Weird dreams visit my subconscious dvd player on occasion. It is usually the result of a chili-cheese dog after 9 pm. Sometimes I remember the dreams vividly. Other times they fade into forgetfulness with my first yawn.

But the scorpion dream is one I will not soon forget. It was more real than a reality show. In the scorpion dream, I was babysitting a room full of toddlers and infants. Okay, so it's more like a nightmare.

While overseeing all these babies, I saw a scorpion crawl between my feet toward the children. In the awake world of my existence, I despise and fear scorpions as much as any other creature. I have felt the poisonous power of a scorpion's tail more times than I can count. The pain is impossible to describe.

The nightmare continued to escalate as the toddlers started crawling toward the scorpion. They all saw it and wanted to play with it. I screamed at the children, warning them not to touch it. They ignored me and kept reaching for it. I tried time and time again to step on the scorpion, but there was always a child in the way.

The inevitable happened. One of the smallest babies was injected by the sting of the scorpion's tail and let out a blood-curdling scream that woke me up. I sat straight up in bed, wiping away sweat and letting out a sigh of gratitude that it was only a dream.

That's when I heard the voice. It wasn't audible because it wasn't coming from outside my head where my ears are. It was inside my mind. It was high-definition. It was clearly the voice of God. He said,
"Now you know how I feel."

Then He left me there to meditate on what the dream and the God-statement meant. I knew what it meant. God wants so desperately for His children to hear Him. Yet we tune Him out so well. We fill our ears with what we want to hear. The voice of God drowns. When we do hear God, we often do not like what He says, so we learn not to listen.

We WANT to play with the scorpions. We think we know what's best. But we don't know what God knows. God knows the end result of playing with scorpions, and from a heart of passionate love He screams out to warn us and protect us. Will we hear Him? Will we trust Him?

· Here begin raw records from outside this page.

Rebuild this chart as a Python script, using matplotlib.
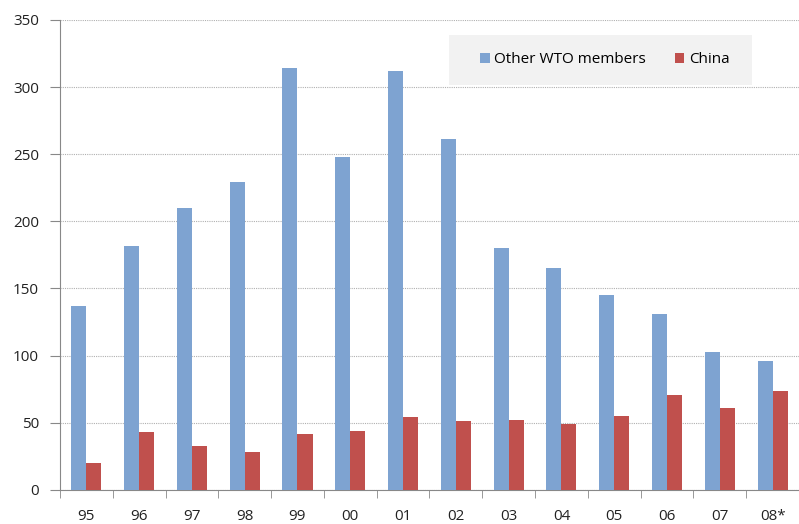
import matplotlib.pyplot as plt
import numpy as np
from matplotlib.patches import Rectangle

years = ["95", "96", "97", "98", "99", "00", "01", "02", "03", "04", "05", "06", "07", "08*"]
other_wto = [137, 182, 210, 229, 314, 248, 312, 261, 180, 165, 145, 131, 103, 96]
china = [20, 43, 33, 28, 42, 44, 54, 51, 52, 49, 55, 71, 61, 74]

plt.rcParams['font.family'] = ['Open Sans', 'DejaVu Sans']

fig = plt.figure(figsize=(7.99, 5.24), dpi=100)
ax = fig.add_axes([0.075, 0.065, 0.925, 0.897])

x = np.arange(len(years))
w = 0.285
ax.bar(x - w/2, other_wto, w, color="#7EA3D1", label="Other WTO members", zorder=3)
ax.bar(x + w/2, china, w, color="#C0504D", label="China", zorder=3)

ax.set_xlim(-0.5, len(years) - 0.5)
ax.set_ylim(0, 350)
ax.set_yticks(range(0, 351, 50))
ax.yaxis.grid(True, linestyle=(0, (1, 1)), color="#b0b0b0", linewidth=0.8, zorder=0)

# category labels at centers, tick marks at boundaries
ax.set_xticks(x)
ax.set_xticklabels(years, fontsize=11, color="#222222")
ax.tick_params(axis='x', which='major', length=0, pad=14)
ax.set_xticks(np.arange(-0.5, len(years), 1), minor=True)
ax.tick_params(axis='x', which='minor', length=6, color="#888888", direction='out')
ax.tick_params(axis='y', length=7, color="#888888", labelsize=11, labelcolor="#222222", pad=8)

for s in ["top", "right"]:
    ax.spines[s].set_visible(False)
for s in ["left", "bottom"]:
    ax.spines[s].set_color("#888888")

# legend on a light gray box
ax.add_patch(Rectangle((0.527, 0.862), 0.41, 0.106, transform=ax.transAxes,
                       facecolor="#f2f2f2", edgecolor="none", zorder=4))
leg = ax.legend(loc="center right", bbox_to_anchor=(0.914, 0.915), ncol=2, frameon=False,
                fontsize=11, handlelength=0.6, handleheight=0.6, handletextpad=0.3,
                columnspacing=1.9, borderaxespad=0.0)
leg.set_zorder(5)

fig.savefig("out.png", dpi=100)
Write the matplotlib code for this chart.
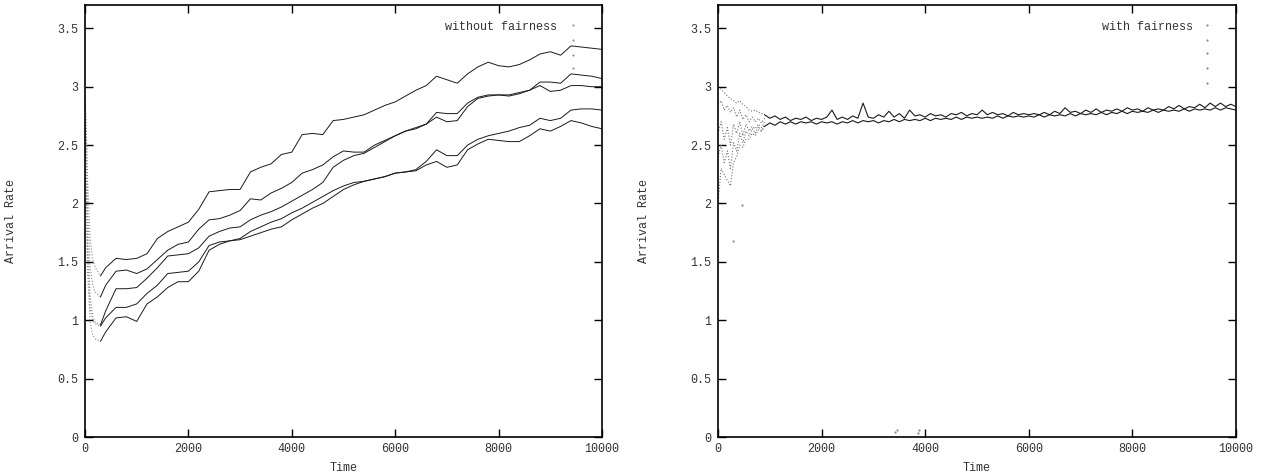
import numpy as np
import matplotlib
matplotlib.use("Agg")
import matplotlib.pyplot as plt

plt.rcParams['font.family'] = ['Liberation Mono', 'DejaVu Sans Mono']

# ---- left panel: five sources, without fairness ----
t_left = [0, 20, 50, 100, 150, 200, 300, 400, 600, 800, 1000, 1200, 1400, 1600,
          1800, 2000, 2200, 2400, 2600, 2800, 3000, 3200, 3400, 3600, 3800, 4000,
          4200, 4400, 4600, 4800, 5000, 5200, 5400, 5600, 5800, 6000, 6200, 6400,
          6600, 6800, 7000, 7200, 7400, 7600, 7800, 8000, 8200, 8400, 8600, 8800,
          9000, 9200, 9400, 9600, 9800, 10000]

src_a = [2.95, 2.70, 2.20, 1.70, 1.52, 1.45, 1.38, 1.45, 1.53, 1.52, 1.53, 1.57, 1.70, 1.76,
         1.80, 1.84, 1.95, 2.10, 2.11, 2.12, 2.12, 2.27, 2.31, 2.34, 2.42, 2.44,
         2.59, 2.60, 2.59, 2.71, 2.72, 2.74, 2.76, 2.80, 2.84, 2.87, 2.92, 2.97,
         3.01, 3.09, 3.06, 3.03, 3.11, 3.17, 3.21, 3.18, 3.17, 3.19, 3.23, 3.28,
         3.30, 3.27, 3.35, 3.34, 3.33, 3.32]
src_b = [2.90, 2.55, 1.95, 1.45, 1.30, 1.24, 1.20, 1.30, 1.42, 1.43, 1.40, 1.44, 1.52, 1.60,
         1.65, 1.67, 1.78, 1.86, 1.87, 1.90, 1.94, 2.04, 2.03, 2.09, 2.13, 2.18,
         2.26, 2.29, 2.33, 2.40, 2.45, 2.44, 2.44, 2.50, 2.54, 2.58, 2.62, 2.65,
         2.68, 2.78, 2.77, 2.77, 2.86, 2.91, 2.93, 2.93, 2.93, 2.95, 2.97, 3.04,
         3.04, 3.03, 3.11, 3.10, 3.09, 3.07]
src_c = [2.85, 2.40, 1.70, 1.20, 1.03, 0.98, 0.96, 1.08, 1.27, 1.27, 1.28, 1.36, 1.45, 1.55,
         1.56, 1.57, 1.62, 1.72, 1.76, 1.79, 1.80, 1.86, 1.90, 1.93, 1.97, 2.02,
         2.07, 2.12, 2.18, 2.31, 2.37, 2.41, 2.43, 2.48, 2.53, 2.58, 2.62, 2.64,
         2.68, 2.74, 2.70, 2.71, 2.83, 2.90, 2.92, 2.93, 2.92, 2.94, 2.97, 3.01,
         2.96, 2.97, 3.01, 3.01, 3.00, 3.00]
src_d = [2.80, 2.30, 1.55, 1.10, 1.00, 0.97, 0.95, 1.02, 1.11, 1.11, 1.14, 1.23, 1.30, 1.40,
         1.41, 1.42, 1.50, 1.64, 1.67, 1.68, 1.70, 1.76, 1.80, 1.84, 1.87, 1.92,
         1.96, 2.01, 2.06, 2.11, 2.15, 2.18, 2.19, 2.21, 2.23, 2.26, 2.27, 2.29,
         2.36, 2.46, 2.41, 2.41, 2.50, 2.55, 2.58, 2.60, 2.62, 2.65, 2.67, 2.73,
         2.71, 2.73, 2.80, 2.81, 2.81, 2.80]
src_e = [2.75, 2.15, 1.40, 0.98, 0.87, 0.84, 0.82, 0.90, 1.02, 1.03, 0.99, 1.14, 1.20, 1.28,
         1.33, 1.33, 1.42, 1.60, 1.65, 1.68, 1.69, 1.72, 1.75, 1.78, 1.80, 1.86,
         1.91, 1.96, 2.00, 2.06, 2.12, 2.16, 2.19, 2.21, 2.23, 2.26, 2.27, 2.28,
         2.33, 2.36, 2.31, 2.33, 2.46, 2.51, 2.55, 2.54, 2.53, 2.53, 2.58, 2.64,
         2.62, 2.66, 2.71, 2.69, 2.66, 2.64]

left_stray_t = [9430, 9430, 9430, 9430]
left_stray_v = [3.53, 3.40, 3.27, 3.16]

# ---- right panel: with fairness ----
t_fan = [0, 60, 120, 180, 240, 300, 360, 420, 480, 540, 600, 660, 720, 780, 840, 900]
fan_1 = [3.00, 2.98, 2.95, 2.92, 2.90, 2.88, 2.86, 2.88, 2.85, 2.83, 2.80, 2.79, 2.80, 2.78, 2.77, 2.76]
fan_2 = [2.85, 2.88, 2.80, 2.84, 2.78, 2.82, 2.74, 2.80, 2.72, 2.76, 2.70, 2.74, 2.70, 2.73, 2.69, 2.73]
fan_3 = [2.60, 2.70, 2.55, 2.65, 2.50, 2.68, 2.60, 2.70, 2.58, 2.68, 2.62, 2.66, 2.64, 2.68, 2.65, 2.70]
fan_4 = [2.40, 2.50, 2.35, 2.45, 2.30, 2.52, 2.45, 2.60, 2.52, 2.62, 2.58, 2.64, 2.60, 2.66, 2.62, 2.68]
fan_5 = [2.00, 2.30, 2.25, 2.20, 2.15, 2.35, 2.40, 2.50, 2.48, 2.55, 2.55, 2.60, 2.58, 2.63, 2.62, 2.66]

t_band = list(range(900, 10001, 100))
band_hi = [2.76, 2.73, 2.75, 2.72, 2.74, 2.71, 2.73, 2.72, 2.74, 2.71, 2.73, 2.72, 2.74, 2.80,
           2.72, 2.74, 2.72, 2.75, 2.73, 2.86, 2.74, 2.73, 2.76, 2.74, 2.79, 2.74, 2.77,
           2.73, 2.80, 2.75, 2.76, 2.74, 2.77, 2.75, 2.76, 2.74, 2.77, 2.76, 2.78, 2.75,
           2.77, 2.76, 2.80, 2.76, 2.78, 2.76, 2.77, 2.75, 2.78, 2.76, 2.77, 2.76, 2.77,
           2.76, 2.78, 2.76, 2.79, 2.77, 2.82, 2.78, 2.79, 2.77, 2.80, 2.78, 2.81, 2.78,
           2.80, 2.79, 2.81, 2.79, 2.82, 2.80, 2.81, 2.79, 2.82, 2.80, 2.81, 2.80, 2.83,
           2.81, 2.84, 2.81, 2.83, 2.82, 2.85, 2.82, 2.86, 2.83, 2.86, 2.83, 2.85, 2.83]
band_lo = [2.66, 2.69, 2.67, 2.70, 2.68, 2.70, 2.68, 2.70, 2.69, 2.70, 2.68, 2.70, 2.69, 2.70,
           2.68, 2.70, 2.69, 2.71, 2.69, 2.71, 2.70, 2.71, 2.69, 2.71, 2.70, 2.72, 2.70,
           2.72, 2.71, 2.72, 2.71, 2.73, 2.71, 2.73, 2.72, 2.73, 2.72, 2.74, 2.72, 2.74,
           2.73, 2.74, 2.73, 2.74, 2.73, 2.75, 2.73, 2.75, 2.74, 2.75, 2.74, 2.75, 2.74,
           2.76, 2.74, 2.76, 2.75, 2.76, 2.75, 2.77, 2.75, 2.77, 2.76, 2.77, 2.76, 2.78,
           2.76, 2.78, 2.77, 2.79, 2.77, 2.79, 2.78, 2.79, 2.78, 2.80, 2.78, 2.80, 2.79,
           2.80, 2.79, 2.81, 2.79, 2.81, 2.80, 2.81, 2.80, 2.82, 2.80, 2.82, 2.81, 2.80]

right_stray_t = [290, 463, 3420, 3450, 3860, 3880, 9445, 9445, 9445, 9445, 9445]
right_stray_v = [1.68, 1.99, 0.04, 0.06, 0.03, 0.06, 3.53, 3.40, 3.29, 3.16, 3.03]

xticks = [0, 2000, 4000, 6000, 8000, 10000]
yticks = [0, 0.5, 1, 1.5, 2, 2.5, 3, 3.5]
ytick_labels = ['0', '0.5', '1', '1.5', '2', '2.5', '3', '3.5']

W, H = 1268, 476
fig = plt.figure(figsize=(W / 100, H / 100), dpi=100)
ax1 = fig.add_axes([85 / W, 1 - 437 / H, 517 / W, 432 / H])
ax2 = fig.add_axes([718 / W, 1 - 437 / H, 518 / W, 432 / H])

ink = '#1a1a1a'
n0 = 7  # steep start-up part drawn as sparse dots
for s in (src_a, src_b, src_c, src_d, src_e):
    ax1.plot(t_left[:n0], s[:n0], ls=':', lw=0.8, color='0.55')
    ax1.plot(t_left[n0 - 1:], s[n0 - 1:], lw=0.7, color=ink)
ax1.plot(left_stray_t, left_stray_v, ls='none', marker='.', ms=1.0, color='0.5')

for s in (fan_1, fan_2, fan_3, fan_4, fan_5):
    ax2.plot(t_fan, s, ls=':', lw=0.8, color='0.45')
ax2.plot(t_band, band_hi, lw=0.8, color=ink)
ax2.plot(t_band, band_lo, lw=0.8, color=ink)
ax2.plot(right_stray_t, right_stray_v, ls='none', marker='.', ms=1.0, color='0.45')

for ax in (ax1, ax2):
    ax.set_xlim(0, 10000)
    ax.set_ylim(0, 3.7)
    ax.set_xticks(xticks)
    ax.set_xticklabels([str(x) for x in xticks])
    ax.set_yticks(yticks)
    ax.set_yticklabels(ytick_labels)
    ax.tick_params(direction='in', length=6, width=1, top=True, right=True,
                   labelsize=8.5, labelcolor='#333333')
    ax.tick_params(axis='x', pad=4)
    ax.tick_params(axis='y', pad=5)
    for sp in ax.spines.values():
        sp.set_linewidth(1.2)
    ax.set_xlabel('Time', fontsize=8.5, color='#333333')
    ax.xaxis.set_label_coords(0.5, -0.058)
    ax.set_ylabel('Arrival Rate', fontsize=8.5, color='#333333')
    ax.yaxis.set_label_coords(-0.132, 0.5)

ax1.text(9138, 3.51, 'without fairness', ha='right', va='center', fontsize=8.5, color='#333333')
ax2.text(9177, 3.51, 'with fairness', ha='right', va='center', fontsize=8.5, color='#333333')

fig.savefig('out.png', dpi=100)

1st Samuel 3:1 says, "the word of the Lord was rare in those days." I'm afraid we've let the voice of God become too rare a thing in our lives, as well.

The question for us to ponder is not, "Why isn't God speaking?" The question is,
"Why am I not hearing?"

If you want to hear God better, He tells you how: "Faith comes by hearing, and hearing by the Word of God" (Romans 10:17). Hearing God begins with the Bible. If you are not reading it, you are decreasing your chances of hearing or recognizing God's voice.

Back to the scorpion dream. I tried to crush the scorpion with my heel, but the children were in the way. God's Son, Jesus, put Himself between the heel of God's judgment and the scorpion of man's sin. God has taken the eternal sting out of sin's tail, but He still doesn't want us playing with them.

Though the screaming child woke me up before I could see the reaction of the other babies, I would imagine none of them reached for the scorpion after hearing and seeing the pain it caused their fellow infant. So why would I want to play with that which caused Jesus so much pain? Why would you?

"Speak Lord, for your servant hears" (1st Samuel 3:9).
Perry Crisp

3 comments:

Me said...

Hi, Perry: As a new blogger and blog reader, I really enjoyed this post. I have been struggling with making my prayer time my first priority in the morning. I am one of God's impatient children, so I really have a hard time with that "Be Still" part - LOL! Thanks for the reminder to listen for His voice!

Kate said...

Hey Perry - I found you on Marrielle's site - it's good to find a fellow dreamer. I'm actually debating whether or not I should add a prophetic dream interpretation section to my blog. I don't know, I'll have to continue praying and mulling over it. But I like your site.

Jan Kerr said...

Hey Bro. Perry

I enjoyed your stories. We met when you came to LFBC to preach a few months back. I am that crazy woman.

I would like to have your permission to relate some of your stories to my SS class?